Exactly where they're preparing varies from man to man.
Mauti returned to his native Mandeville, La., last month and is working out with trainer Kurt Hester, whom Mauti has known since he was in high school and who has trained, among others, New York Jets quarterback Tim Tebow.
Mauti's 2012 season was cut short by two games by yet another serious knee injury, but the all-conference linebacker has been rehabbing and training each day -- as well as maintaining a specialized, all-organic diet -- and hopes to give it a go at the Combine in Indianapolis in late February.
"I plan to give as much as I can," he said. "I'm not quite sure what that's gonna be."
Few players at any level of football are as familiar with the lengthy recovery process he faces as Mauti, who suffered torn ACLs in 2009 and 2011. Knowing exactly what he has to go through helped him decide whether or not he wanted to go through more rehab.
"You just kind of gotta make up your mind that this is what you want, this is what you want to do," he said. "It didn't take too long for me to figure that out. … There's no doubt I can play football. It's a matter of staying healthy and catching a break, really."
McGloin headed to California at the start of the month to work at the Athletic Gaines facility with Travelle Gaines, who has trained the likes of Matt Leinart and Carson Palmer, and quarterback specialist Steve Calhoun, who tutored Cam Newton. He's putting in 14- and 16-hour days, working specifically to prepare for the 40-yard dash, broad jump and other combine tests but also to improve his overall speed and strength.
"It's a tough day," said McGloin, who will play in the Texas vs. The Nation game on Feb. 2. "But once you get used to the routines, it's not bad."

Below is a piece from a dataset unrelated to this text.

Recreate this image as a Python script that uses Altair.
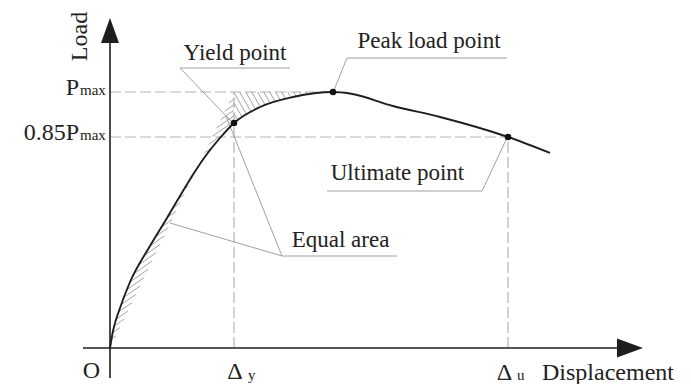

The player who led the Big Ten in passing yards this season is throwing to the likes of Kenny Stills of Oklahoma and Cobi Hamilton of Arkansas each day -- Hester is training a group of about 20 players, said McGloin -- and working on becoming more consistent with his throws.
"Being the same with every throw, the same footwork, using my core and legs," McGloin said. "So far we have had some great progress with that."

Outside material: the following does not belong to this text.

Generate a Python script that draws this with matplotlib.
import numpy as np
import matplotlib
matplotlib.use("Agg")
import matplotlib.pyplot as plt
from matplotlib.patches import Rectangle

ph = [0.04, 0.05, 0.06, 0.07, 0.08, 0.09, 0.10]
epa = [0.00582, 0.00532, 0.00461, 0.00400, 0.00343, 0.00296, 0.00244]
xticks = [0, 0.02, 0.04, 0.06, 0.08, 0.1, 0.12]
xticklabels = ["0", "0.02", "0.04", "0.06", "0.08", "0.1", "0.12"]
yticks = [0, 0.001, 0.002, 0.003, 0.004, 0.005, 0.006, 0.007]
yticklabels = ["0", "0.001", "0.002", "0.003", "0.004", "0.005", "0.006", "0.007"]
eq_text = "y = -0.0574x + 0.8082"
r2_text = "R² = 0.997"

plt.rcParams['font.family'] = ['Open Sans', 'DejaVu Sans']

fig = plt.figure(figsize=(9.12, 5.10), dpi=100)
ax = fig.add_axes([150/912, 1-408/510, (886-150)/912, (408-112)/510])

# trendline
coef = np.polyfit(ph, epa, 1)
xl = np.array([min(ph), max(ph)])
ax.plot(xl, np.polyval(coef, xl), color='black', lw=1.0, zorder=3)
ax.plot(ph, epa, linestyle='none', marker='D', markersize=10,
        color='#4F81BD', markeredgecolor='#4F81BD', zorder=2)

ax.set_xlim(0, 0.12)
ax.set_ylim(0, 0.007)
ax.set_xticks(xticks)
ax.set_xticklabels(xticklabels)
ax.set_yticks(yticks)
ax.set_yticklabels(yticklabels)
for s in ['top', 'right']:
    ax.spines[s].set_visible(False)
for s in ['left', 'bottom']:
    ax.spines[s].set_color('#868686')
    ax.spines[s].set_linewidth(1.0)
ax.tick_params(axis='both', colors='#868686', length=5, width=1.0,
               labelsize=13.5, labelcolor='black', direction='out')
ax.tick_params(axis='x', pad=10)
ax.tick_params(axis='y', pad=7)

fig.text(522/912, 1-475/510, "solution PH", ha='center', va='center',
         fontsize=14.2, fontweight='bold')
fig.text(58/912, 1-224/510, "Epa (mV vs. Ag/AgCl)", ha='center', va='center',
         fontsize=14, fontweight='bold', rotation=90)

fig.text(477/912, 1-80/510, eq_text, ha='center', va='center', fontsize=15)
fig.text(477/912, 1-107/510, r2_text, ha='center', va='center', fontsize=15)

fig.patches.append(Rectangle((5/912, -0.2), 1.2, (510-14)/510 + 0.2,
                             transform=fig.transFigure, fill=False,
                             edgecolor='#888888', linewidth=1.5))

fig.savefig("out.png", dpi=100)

McGloin's roommate, center Matt Stankiewitch, is also gearing up for an all-star game. Stankiewitch will represent Penn State as one of the captains for the East squad in the East-West Shrine Game this Saturday in St. Petersburg, Fla. Then, he'll return to State College to resume working with the two men who helped shape and maintain his body this past year.
"The biggest reason why I'm staying is Coach Fitzgerald and Tim Bream and the staff they have and how you train there," Stankiewitch said.
Mike Farrell, Mike Yancich, James Terry, and, once they return from their respective all-star games, Jordan Hill, Pete Massaro and Sean Stanley are also working out with Penn State's strength coach and head trainer. The morning workouts, which are separate from those Fitzgerald is conducting with the current Nittany Lions, are also heavily geared toward combine and Pro Day drills.
The seniors' familiarity and comfort level with Fitzgerald and Bream were big factors in their decisions to train on campus, said the players.
"I knew from experience that what we were going to do was something that benefited me personally," said Farrell, who added nearly 30 pounds in his first offseason under Fitzgerald.
The Nittany Lions were disappointed that the NCAA sanctions robbed them of a bowl game, but the seniors took advantage of that extra time to get a head start on their training.
"The one positive of it is for the group of seniors, we were able to take a week or two off after our last game, then start getting to work," Farrell said. "A lot of guys (on other teams) were playing through bowl season, getting beat up a little bit more. We were able to avoid that and start almost a month earlier than a lot of people."